PROBLEM DETAILS: Set the data down again, exactly as it reads, but without the pictures.
━━━━━━
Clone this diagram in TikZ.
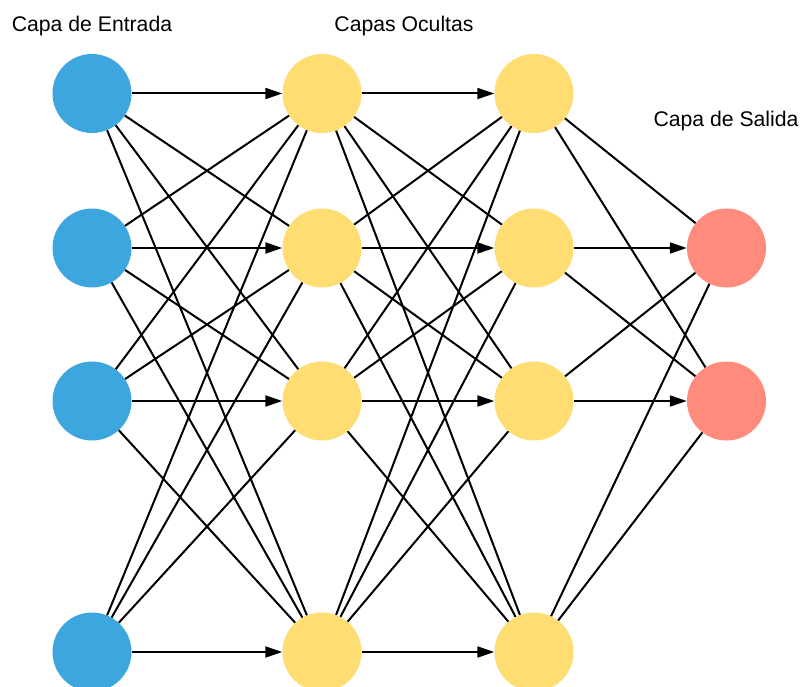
\documentclass[tikz,border=0pt]{standalone}
\usepackage{fontspec}
\setmainfont{Liberation Sans}
\usetikzlibrary{arrows.meta}
\definecolor{inblue}{RGB}{61,166,222}
\definecolor{hidyel}{RGB}{255,221,115}
\definecolor{outred}{RGB}{255,139,125}
\tikzset{
  neuron/.style={circle, minimum size=79pt, inner sep=0pt, draw=none},
  inneuron/.style={neuron, fill=inblue},
  hidneuron/.style={neuron, fill=hidyel},
  outneuron/.style={neuron, fill=outred},
  link/.style={line width=2pt, black},
  harrow/.style={link, -{Triangle[length=17pt,width=11pt]}},
  layerlabel/.style={font=\fontsize{21.2}{25}\selectfont, anchor=base, inner sep=0pt}
}
\begin{document}
\begin{tikzpicture}[x=1pt,y=-1pt]
\useasboundingbox (0,0) rectangle (803,687);
\clip (0,0) rectangle (803,687);
\fill[white] (0,0) rectangle (803,687);

\node[layerlabel] (lin) at (92,32) {Capa de Entrada};
\node[layerlabel] (lhid) at (404,32) {Capas Ocultas};
\node[layerlabel] (lout) at (726,127) {Capa de Salida};

\foreach \i/\y in {1/93.5,2/248,3/401,4/652}{
  \node[inneuron] (i\i) at (92,\y) {};
  \node[hidneuron] (a\i) at (322,\y) {};
  \node[hidneuron] (b\i) at (534,\y) {};
}
\node[outneuron] (o2) at (726.5,248) {};
\node[outneuron] (o3) at (726.5,401) {};

\foreach \s in {1,2,3,4}{
  \foreach \t in {1,2,3,4}{
    \ifnum\s=\t
      \draw[harrow] (i\s) -- (a\t);
      \draw[harrow] (a\s) -- (b\t);
    \else
      \draw[link] (i\s) -- (a\t);
      \draw[link] (a\s) -- (b\t);
    \fi
  }
  \foreach \t in {2,3}{
    \ifnum\s=\t
      \draw[harrow] (b\s) -- (o\t);
    \else
      \draw[link] (b\s) -- (o\t);
    \fi
  }
}
\end{tikzpicture}
\end{document}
━━━━━━
FINISHED EXERCISE:
Clone this diagram in TikZ.
\documentclass[tikz,border=0pt]{standalone}
\usepackage{fontspec}
\setmainfont{Liberation Sans}
\usetikzlibrary{arrows.meta}
\definecolor{inblue}{RGB}{61,166,222}
\definecolor{hidyel}{RGB}{255,221,115}
\definecolor{outred}{RGB}{255,139,125}
\tikzset{
  neuron/.style={circle, minimum size=79pt, inner sep=0pt, draw=none},
  inneuron/.style={neuron, fill=inblue},
  hidneuron/.style={neuron, fill=hidyel},
  outneuron/.style={neuron, fill=outred},
  link/.style={line width=2pt, black},
  harrow/.style={link, -{Triangle[length=17pt,width=11pt]}},
  layerlabel/.style={font=\fontsize{21.2}{25}\selectfont, anchor=base, inner sep=0pt}
}
\begin{document}
\begin{tikzpicture}[x=1pt,y=-1pt]
\useasboundingbox (0,0) rectangle (803,687);
\clip (0,0) rectangle (803,687);
\fill[white] (0,0) rectangle (803,687);

\node[layerlabel] (lin) at (92,32) {Capa de Entrada};
\node[layerlabel] (lhid) at (404,32) {Capas Ocultas};
\node[layerlabel] (lout) at (726,127) {Capa de Salida};

\foreach \i/\y in {1/93.5,2/248,3/401,4/652}{
  \node[inneuron] (i\i) at (92,\y) {};
  \node[hidneuron] (a\i) at (322,\y) {};
  \node[hidneuron] (b\i) at (534,\y) {};
}
\node[outneuron] (o2) at (726.5,248) {};
\node[outneuron] (o3) at (726.5,401) {};

\foreach \s in {1,2,3,4}{
  \foreach \t in {1,2,3,4}{
    \ifnum\s=\t
      \draw[harrow] (i\s) -- (a\t);
      \draw[harrow] (a\s) -- (b\t);
    \else
      \draw[link] (i\s) -- (a\t);
      \draw[link] (a\s) -- (b\t);
    \fi
  }
  \foreach \t in {2,3}{
    \ifnum\s=\t
      \draw[harrow] (b\s) -- (o\t);
    \else
      \draw[link] (b\s) -- (o\t);
    \fi
  }
}
\end{tikzpicture}
\end{document}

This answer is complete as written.